In the past two years, as the world economy has worked to shake off the doldrums of global economic crisis, investors willing to take big risks coming out of the slump have won handsome rewards in many investment categories.
"The stocks that in general performed the best over the last year and three-quarters have been companies that you think perhaps are riskier," says Bob Wyckoff, a partner/owner at asset management firm Tweedy Browne.
Financial companies, for instance, had a tremendous bounce from their bottom in 2009. So did media stocks. Small caps outperformed large caps. Emerging markets performed better than their developed market brethren. Leveraged businesses did better than unleveraged ones, he says.
But if people have been rewarded for higher risk-taking in the last couple of years, jumping into growth off a bounce, might they be rewarded for seeking value in the years ahead?
It's hard to say exactly what will happen next. People already thought small caps were primed for a downturn last year, so high their valuations had risen. So it's understandable people still think that small caps and mid-caps, which have outperformed in the last couple of years, may now have to take a back seat to large-cap blue chip stocks, which everybody roundly believes are very cheap. Others say that emerging markets, which have been hogging the spotlight, have left in the shadows a lot of sweet developed market bargains.
Many blue chip stocks continue to be unfairly priced for slumps even as their earnings increase. Bill Miller, the CIO of Legg Mason, said in the Financial Times in September that large-cap stocks were the bargains of a lifetime and hadn't been this cheap next to bonds since 1951.

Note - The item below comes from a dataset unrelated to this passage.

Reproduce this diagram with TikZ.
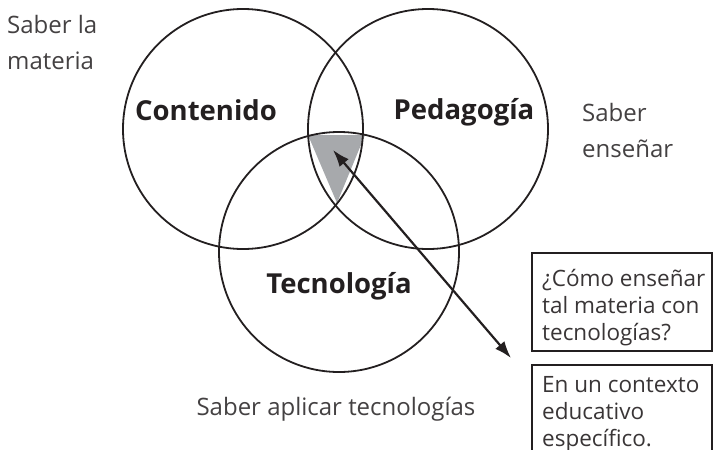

Some quality large-cap companies sell for less than 14 or 15 times trailing earnings, cheaper than they have been since the financial crisis and before that in over a decade, says Adriana Posada, a co-manager of the American Beacon Large Cap Value Fund, a four-star portfolio with Morningstar. Posada agrees with Miller that the outlook for large-caps is indeed good.
In 2010, the underperformance of large caps was more than 10% relative to small caps as measured by the Russell indices, she says. The problem is that when large caps suffered their lost decade, many investors turned away from them, fleeing to quality in Treasurys perhaps, and large company valuations plummeted. That has now made them cheap, attractive buys.
And yet, in the meantime, Posada says, "many multinationals have improved their businesses and continued operating successfully during the recent recession, continued to grow, increased earnings and many have been paying a dividend yield above Treasurys and investment-grade debt yields." They've increased their dividends to boot, she says. And large-cap investors will further benefit as the economy picks up.
Michael R. Keller, portfolio manager of the BBH Core Select Fund at Brown Brothers Harriman & Co. Investment Management, says: "It is indeed the case from what we've seen that large cap looks cheaper than small cap at this point. But in our view, it always has to be filtered through where the growth opportunities are in those areas, where is your capital going to be protected, where are you going to have greater visibility into the quality of the businesses over a long period of time? And for our purposes, large-cap quality companies tend to fit more along those lines where we have a greater visibility into the 10- to 15-year type of outlook."